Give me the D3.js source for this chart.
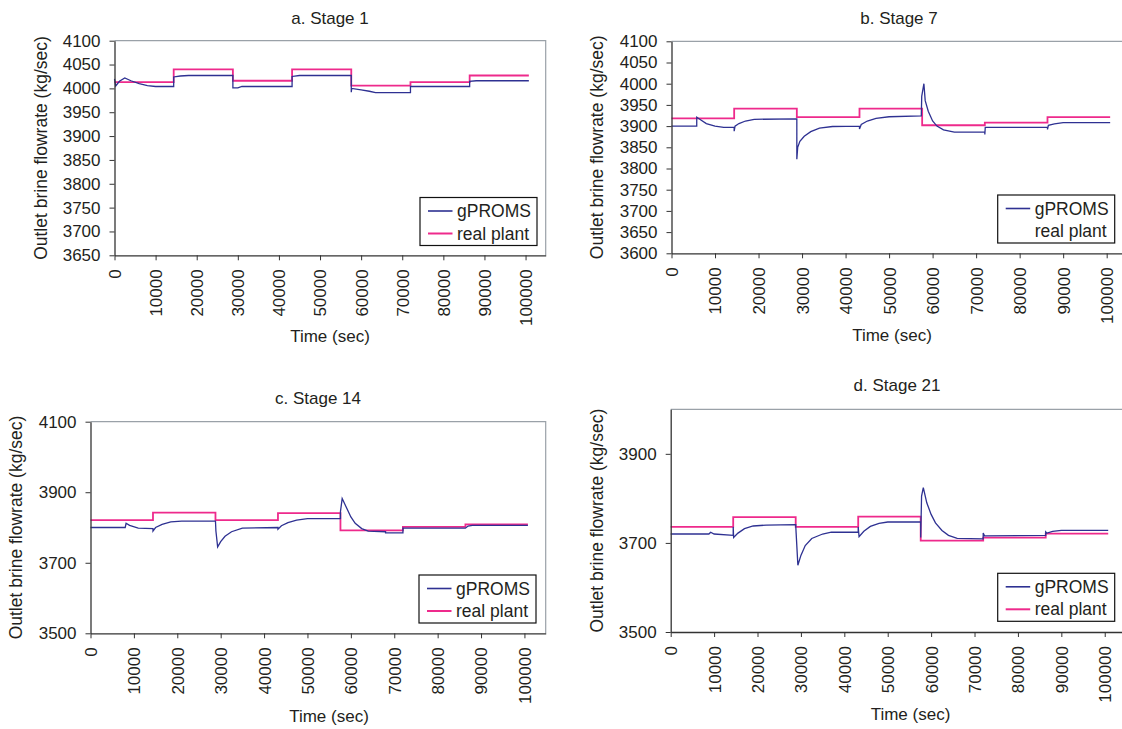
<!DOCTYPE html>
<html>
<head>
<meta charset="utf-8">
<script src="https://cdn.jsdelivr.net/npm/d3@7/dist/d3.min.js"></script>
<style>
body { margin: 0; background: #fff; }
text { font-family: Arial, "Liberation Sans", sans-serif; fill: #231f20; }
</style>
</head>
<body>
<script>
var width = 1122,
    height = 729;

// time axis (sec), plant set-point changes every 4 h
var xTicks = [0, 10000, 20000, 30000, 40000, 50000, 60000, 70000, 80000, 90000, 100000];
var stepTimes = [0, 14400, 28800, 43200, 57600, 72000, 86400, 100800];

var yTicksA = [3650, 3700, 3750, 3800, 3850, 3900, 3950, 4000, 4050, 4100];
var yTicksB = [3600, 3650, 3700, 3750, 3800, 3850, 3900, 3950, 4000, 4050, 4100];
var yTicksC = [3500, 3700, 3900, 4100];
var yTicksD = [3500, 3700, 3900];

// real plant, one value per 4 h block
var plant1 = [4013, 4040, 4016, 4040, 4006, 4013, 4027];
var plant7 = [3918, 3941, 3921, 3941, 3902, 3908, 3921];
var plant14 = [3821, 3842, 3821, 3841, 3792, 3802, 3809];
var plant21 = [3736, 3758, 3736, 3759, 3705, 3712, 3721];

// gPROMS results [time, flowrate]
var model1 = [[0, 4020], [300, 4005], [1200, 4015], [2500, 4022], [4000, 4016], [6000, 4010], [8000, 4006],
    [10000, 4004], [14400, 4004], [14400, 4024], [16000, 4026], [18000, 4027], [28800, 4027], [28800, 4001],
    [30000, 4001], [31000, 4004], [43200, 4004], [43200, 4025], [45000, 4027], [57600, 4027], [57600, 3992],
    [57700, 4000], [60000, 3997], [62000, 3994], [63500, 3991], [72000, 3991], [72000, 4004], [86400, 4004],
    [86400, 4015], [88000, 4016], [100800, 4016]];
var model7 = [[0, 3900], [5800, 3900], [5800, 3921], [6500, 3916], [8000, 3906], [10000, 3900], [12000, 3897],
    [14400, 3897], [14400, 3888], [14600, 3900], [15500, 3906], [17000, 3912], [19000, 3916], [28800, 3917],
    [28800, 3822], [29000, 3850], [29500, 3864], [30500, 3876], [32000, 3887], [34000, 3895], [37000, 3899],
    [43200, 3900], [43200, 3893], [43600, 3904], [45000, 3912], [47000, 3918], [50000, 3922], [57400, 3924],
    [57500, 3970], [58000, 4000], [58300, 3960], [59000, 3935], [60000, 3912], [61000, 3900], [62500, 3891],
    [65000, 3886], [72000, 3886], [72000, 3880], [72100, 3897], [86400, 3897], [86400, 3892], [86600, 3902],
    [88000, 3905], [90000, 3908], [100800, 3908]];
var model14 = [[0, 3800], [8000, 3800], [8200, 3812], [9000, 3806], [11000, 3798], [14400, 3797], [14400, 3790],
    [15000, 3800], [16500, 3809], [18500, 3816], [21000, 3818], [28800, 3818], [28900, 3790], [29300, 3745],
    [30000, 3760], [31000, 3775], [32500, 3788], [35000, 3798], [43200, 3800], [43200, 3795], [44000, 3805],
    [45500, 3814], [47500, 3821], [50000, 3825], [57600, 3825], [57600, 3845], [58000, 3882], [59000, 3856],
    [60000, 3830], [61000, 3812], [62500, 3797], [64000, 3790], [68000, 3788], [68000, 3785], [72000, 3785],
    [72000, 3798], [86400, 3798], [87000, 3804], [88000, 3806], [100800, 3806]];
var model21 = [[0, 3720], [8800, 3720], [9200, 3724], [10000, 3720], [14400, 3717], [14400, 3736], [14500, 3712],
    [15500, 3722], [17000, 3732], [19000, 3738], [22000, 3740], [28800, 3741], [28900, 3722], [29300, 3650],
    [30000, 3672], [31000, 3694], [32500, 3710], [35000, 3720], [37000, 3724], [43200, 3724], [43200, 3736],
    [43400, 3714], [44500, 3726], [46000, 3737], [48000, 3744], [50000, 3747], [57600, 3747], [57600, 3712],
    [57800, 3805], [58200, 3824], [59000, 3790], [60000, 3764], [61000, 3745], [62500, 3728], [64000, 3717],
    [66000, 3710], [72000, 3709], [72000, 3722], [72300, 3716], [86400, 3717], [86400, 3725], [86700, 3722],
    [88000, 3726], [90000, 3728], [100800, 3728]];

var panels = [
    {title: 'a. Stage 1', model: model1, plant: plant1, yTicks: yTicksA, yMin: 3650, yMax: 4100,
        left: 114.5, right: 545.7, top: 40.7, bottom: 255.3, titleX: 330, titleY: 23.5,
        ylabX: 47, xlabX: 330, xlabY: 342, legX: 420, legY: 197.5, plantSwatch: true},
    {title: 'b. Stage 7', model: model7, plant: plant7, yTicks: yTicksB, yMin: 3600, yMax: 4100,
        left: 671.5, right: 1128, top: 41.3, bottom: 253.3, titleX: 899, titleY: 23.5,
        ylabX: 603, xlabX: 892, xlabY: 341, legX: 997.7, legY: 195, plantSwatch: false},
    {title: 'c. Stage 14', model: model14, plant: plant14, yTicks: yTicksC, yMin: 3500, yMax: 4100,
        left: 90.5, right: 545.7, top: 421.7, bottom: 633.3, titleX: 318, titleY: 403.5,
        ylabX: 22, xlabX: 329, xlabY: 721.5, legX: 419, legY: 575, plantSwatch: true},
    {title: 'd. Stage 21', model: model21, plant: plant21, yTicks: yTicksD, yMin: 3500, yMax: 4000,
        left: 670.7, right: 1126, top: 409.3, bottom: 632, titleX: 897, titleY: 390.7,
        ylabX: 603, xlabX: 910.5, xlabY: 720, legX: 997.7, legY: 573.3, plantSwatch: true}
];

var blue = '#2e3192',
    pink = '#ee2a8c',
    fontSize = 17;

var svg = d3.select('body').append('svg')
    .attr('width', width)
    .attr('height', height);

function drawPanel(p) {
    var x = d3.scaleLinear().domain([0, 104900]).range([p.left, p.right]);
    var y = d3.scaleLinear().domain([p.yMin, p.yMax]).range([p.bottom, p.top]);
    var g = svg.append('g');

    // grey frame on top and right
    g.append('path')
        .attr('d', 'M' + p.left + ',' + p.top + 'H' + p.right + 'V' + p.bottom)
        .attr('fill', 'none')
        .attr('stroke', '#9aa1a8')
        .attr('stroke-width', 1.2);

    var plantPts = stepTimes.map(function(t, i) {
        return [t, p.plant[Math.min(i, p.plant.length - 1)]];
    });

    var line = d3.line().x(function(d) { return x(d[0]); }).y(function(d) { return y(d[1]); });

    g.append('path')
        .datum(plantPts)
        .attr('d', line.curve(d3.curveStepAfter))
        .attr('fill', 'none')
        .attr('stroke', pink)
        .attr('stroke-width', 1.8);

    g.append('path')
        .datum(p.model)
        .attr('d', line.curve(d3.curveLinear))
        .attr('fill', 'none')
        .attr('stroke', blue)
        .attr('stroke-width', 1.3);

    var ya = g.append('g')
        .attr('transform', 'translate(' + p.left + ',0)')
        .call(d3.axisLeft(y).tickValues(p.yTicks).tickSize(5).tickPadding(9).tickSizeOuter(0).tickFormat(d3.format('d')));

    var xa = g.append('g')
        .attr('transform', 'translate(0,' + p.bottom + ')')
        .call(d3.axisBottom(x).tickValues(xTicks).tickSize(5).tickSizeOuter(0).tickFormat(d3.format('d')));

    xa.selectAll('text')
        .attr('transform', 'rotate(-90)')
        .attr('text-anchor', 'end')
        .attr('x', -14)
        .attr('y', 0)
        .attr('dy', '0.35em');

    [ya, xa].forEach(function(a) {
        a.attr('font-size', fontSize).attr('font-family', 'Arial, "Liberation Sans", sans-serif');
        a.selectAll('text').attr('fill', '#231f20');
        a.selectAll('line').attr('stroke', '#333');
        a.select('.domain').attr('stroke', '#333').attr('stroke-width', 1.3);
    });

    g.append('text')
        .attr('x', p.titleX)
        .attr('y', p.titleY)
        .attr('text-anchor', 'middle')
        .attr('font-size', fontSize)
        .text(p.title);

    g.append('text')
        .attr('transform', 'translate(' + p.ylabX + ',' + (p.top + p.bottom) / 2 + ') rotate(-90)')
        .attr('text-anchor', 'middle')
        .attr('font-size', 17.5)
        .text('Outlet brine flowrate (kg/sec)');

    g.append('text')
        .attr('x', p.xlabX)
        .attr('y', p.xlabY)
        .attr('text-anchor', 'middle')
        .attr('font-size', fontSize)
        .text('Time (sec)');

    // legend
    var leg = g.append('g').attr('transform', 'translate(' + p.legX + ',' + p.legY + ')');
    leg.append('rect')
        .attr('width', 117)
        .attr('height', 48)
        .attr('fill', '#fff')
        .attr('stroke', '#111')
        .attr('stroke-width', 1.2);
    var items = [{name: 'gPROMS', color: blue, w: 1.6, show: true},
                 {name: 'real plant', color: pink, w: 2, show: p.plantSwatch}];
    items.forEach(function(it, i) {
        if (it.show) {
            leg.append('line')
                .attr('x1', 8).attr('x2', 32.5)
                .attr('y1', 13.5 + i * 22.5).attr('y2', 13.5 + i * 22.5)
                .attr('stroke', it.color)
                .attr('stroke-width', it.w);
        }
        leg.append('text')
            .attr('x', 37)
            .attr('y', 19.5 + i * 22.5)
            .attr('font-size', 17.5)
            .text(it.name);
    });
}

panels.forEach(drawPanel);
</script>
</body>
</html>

# # # #

# What is required:
Write out again, exactly, the lines from the start of the listing up to the line containing "height = 729;", with both ends and without pictures.

# Response to this task:
Give me the D3.js source for this chart.
<!DOCTYPE html>
<html>
<head>
<meta charset="utf-8">
<script src="https://cdn.jsdelivr.net/npm/d3@7/dist/d3.min.js"></script>
<style>
body { margin: 0; background: #fff; }
text { font-family: Arial, "Liberation Sans", sans-serif; fill: #231f20; }
</style>
</head>
<body>
<script>
var width = 1122,
    height = 729;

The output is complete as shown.